Most Ravens fans would probably tell you that they don't need to purchase the All-22 package on NFL's Game Rewind and dust off their old T-83 graphic calculator to determine that Joe Flacco was less accurate than usual in 2013. A simple eye test could tell you that.
But a couple of statistics highlighted in this recent post by the guys at Pro Football Focus, who account for dropped passes when computing a quarterback's accuracy percentage, help put Flacco's season into context. In short, Flacco was one of the NFL's least accurate passers, even on his signature deep throws.

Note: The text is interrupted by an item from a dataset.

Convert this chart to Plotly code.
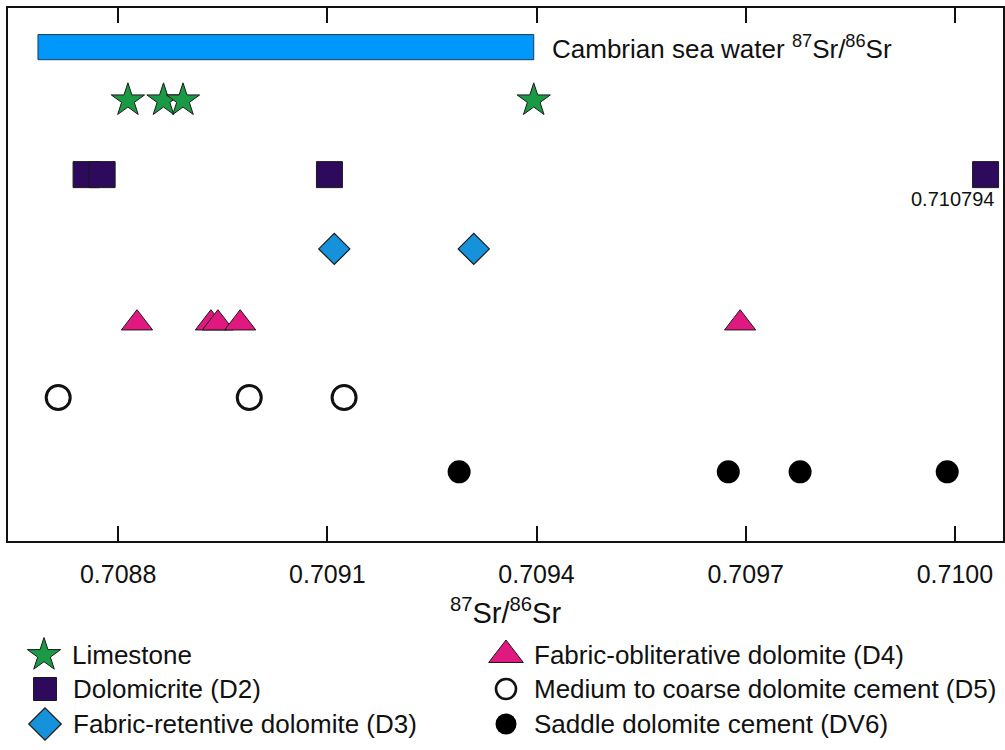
import plotly.graph_objects as go

# ---------------- data ----------------
limestone = [0.708814, 0.708865, 0.708893, 0.709396]
dolomicrite_d2 = [0.708754, 0.708777, 0.709103, 0.710794]
fabric_retentive_d3 = [0.709110, 0.709310]
fabric_obliterative_d4 = [0.708827, 0.708933, 0.708943, 0.708975, 0.709692]
medium_coarse_d5 = [0.708714, 0.708988, 0.709124]
saddle_dv6 = [0.709289, 0.709675, 0.709778, 0.709989]
seawater_range = [0.708685, 0.709396]
tick_values = [0.7088, 0.7091, 0.7094, 0.7097, 0.7100]
tick_labels = ["0.7088", "0.7091", "0.7094", "0.7097", "0.7100"]

# ---------------- layout constants ----------------
X_RANGE = [0.708642, 0.710069]
X_BREAK = 0.710044          # off-scale values are drawn at the right edge
Y_RANGE = [0.068, 7.243]
BAR_ROW, BAR_HALF = 6.716, 0.169
FONT = "Liberation Sans, Arial, sans-serif"

series = [
    dict(name="Limestone", x=limestone, row=6, symbol="star", size=25,
         color="#1a9a45", line="#1a1a1a", lw=1, lsize=25),
    dict(name="Dolomicrite (D2)", x=dolomicrite_d2, row=5, symbol="square", size=26,
         color="#2d0a5c", line="#1a1a1a", lw=1, lsize=23),
    dict(name="Fabric-retentive dolomite (D3)", x=fabric_retentive_d3, row=4, symbol="diamond", size=24,
         color="#1592d9", line="#1a1a1a", lw=1.2, lsize=25),
    dict(name="Fabric-obliterative dolomite (D4)", x=fabric_obliterative_d4, row=3, symbol="triangle-up", size=27,
         color="#e1187f", line="#1a1a1a", lw=1, lsize=30),
    dict(name="Medium to coarse dolomite cement (D5)", x=medium_coarse_d5, row=2, symbol="circle-open", size=24,
         color="#111111", line="#111111", lw=3, lsize=20),
    dict(name="Saddle dolomite cement (DV6)", x=saddle_dv6, row=1, symbol="circle", size=23,
         color="#000000", line="#000000", lw=0, lsize=21),
]

# legend placement in pixel coordinates (auxiliary axis)
LEG_POS = [(44, 655), (45, 689), (45, 724), (506, 655), (506, 689), (506, 724)]
LEG_TEXT_DX = 26

fig = go.Figure()

for s in series:
    xs = [min(v, X_BREAK) for v in s["x"]]
    fig.add_trace(go.Scatter(
        x=xs, y=[s["row"]] * len(xs), mode="markers", name=s["name"],
        marker=dict(symbol=s["symbol"], size=s["size"], color=s["color"],
                    line=dict(color=s["line"], width=s["lw"])),
        cliponaxis=False, showlegend=False, hoverinfo="x"))

# custom legend
for s, (px, py) in zip(series, LEG_POS):
    fig.add_trace(go.Scatter(
        x=[px], y=[py], xaxis="x2", yaxis="y2", mode="markers",
        marker=dict(symbol=s["symbol"], size=s["lsize"], color=s["color"],
                    line=dict(color=s["line"], width=s["lw"] if s["lw"] < 3 else 2.6)),
        cliponaxis=False, showlegend=False, hoverinfo="skip"))
    fig.add_annotation(x=px + LEG_TEXT_DX, y=py, xref="x2", yref="y2", text=s["name"],
                       showarrow=False, xanchor="left", yanchor="middle",
                       font=dict(family=FONT, size=26, color="#111111"))

# Cambrian seawater bar
fig.add_shape(type="rect", x0=seawater_range[0], x1=seawater_range[1],
              y0=BAR_ROW - BAR_HALF, y1=BAR_ROW + BAR_HALF, xref="x", yref="y",
              fillcolor="#0098fa", line=dict(color="#1a3a5a", width=1))
fig.add_annotation(x=seawater_range[1], y=BAR_ROW, xref="x", yref="y",
                   text="Cambrian sea water <sup>87</sup>Sr/<sup>86</sup>Sr",
                   showarrow=False, xanchor="left", yanchor="middle", xshift=16,
                   font=dict(family=FONT, size=26, color="#111111"))

# off-scale label
outlier = max(dolomicrite_d2)
fig.add_annotation(x=min(outlier, X_BREAK), y=5, xref="x", yref="y",
                   text=f"{outlier:.6f}", showarrow=False, xanchor="right", yanchor="middle",
                   xshift=10, yshift=-24, font=dict(family=FONT, size=20, color="#111111"))

fig.update_layout(
    width=1005, height=750,
    margin=dict(l=8, r=2, t=8, b=0),
    paper_bgcolor="white", plot_bgcolor="white",
    font=dict(family=FONT, color="#111111"),
    xaxis=dict(range=X_RANGE, tickvals=tick_values, ticktext=tick_labels,
               ticks="inside", ticklen=15, tickwidth=2, tickcolor="#111111",
               showline=True, linecolor="#111111", linewidth=2, mirror="ticks",
               showgrid=False, zeroline=False, ticklabelstandoff=10,
               tickfont=dict(family=FONT, size=25, color="#111111"),
               title=dict(text="<sup>87</sup>Sr/<sup>86</sup>Sr",
                          font=dict(family=FONT, size=29, color="#111111"), standoff=16),
               anchor="y"),
    yaxis=dict(range=Y_RANGE, domain=[209 / 742, 1], showticklabels=False, ticks="",
               showline=True, linecolor="#111111", linewidth=2, mirror=True,
               showgrid=False, zeroline=False),
    xaxis2=dict(domain=[0, 1], range=[8, 1003], visible=False, anchor="y2"),
    yaxis2=dict(domain=[0, 200 / 742], range=[750, 550], visible=False, anchor="x2"),
    showlegend=False,
)

fig.write_html("out.html")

Only Tennessee Titans quarterback Jake Locker was more erratic when it came to throwing the deep ball in 2013, according to stats from Pro Football Focus. Locker was last in the league with a 23.3 percent accuracy percentage on passes thrown 20 or more yards downfield. Flacco was accurate on just 26.1 percent of his deep attempts after he was on the mark for 40.2 percent of his deep attempts in 2012.
Overall, Flacco was accurate on just 67.8 percent of his attempts, according to Pro Football Focus. Only five quarterbacks had a worse accuracy percentage, and they are not exactly the kind of passers Flacco should want to be associated with -- besides one notable exception.
Those five quarterbacks were Thaddeus Lewis of the Buffalo Bills, Case Keenum of the Houston Texans, Geno Smith of the New York Jets, Eli Manning of the New York Giants and Matt McGloin of the Oakland Raiders.
Manning is the one who stands out from that group of young passers, though his inclusion is not surprising, especially since he and Flacco have similar reputations and career arcs.
They played in similar offenses, too, which partially explains why they were on the lower end of the spectrum in accuracy percentage. They were both the centerpiece of a vertical passing attack that asked them to throw downfield often. And both of their offenses had offensive line issues and struggled to run the ball, complicating things for Flacco and Manning.
Flacco's accuracy percentage dipped 59 percent when he was under pressure and 10 of his career-high 22 interceptions came when he was pressured. But according to Pro Football Focus, Flacco was closer to the middle of the pack when it came to accuracy percentage when under pressure.
Flacco, who officially completed 59 percent of his attempts for 3,912 yards and 19 touchdowns, would be the first to admit that he wasn't good enough -- or accurate enough -- in 2013.
But the Ravens can help him get back on track in 2014 by improving his supporting cast, something they seem committed to doing. They have identified the offensive line as one of their biggest priorities this offseason and they met with several wide receivers and tight end prospects at the scouting combine over the weekend. Keeping free-agent tight end Dennis Pitta would also be beneficial.
Ultimately, though, it will be on Flacco to put the ball on his receivers more often than he did in 2013.
Now if you'll excuse me, I'm going to go dust off my TI-83 and play Pacman for the next few hours.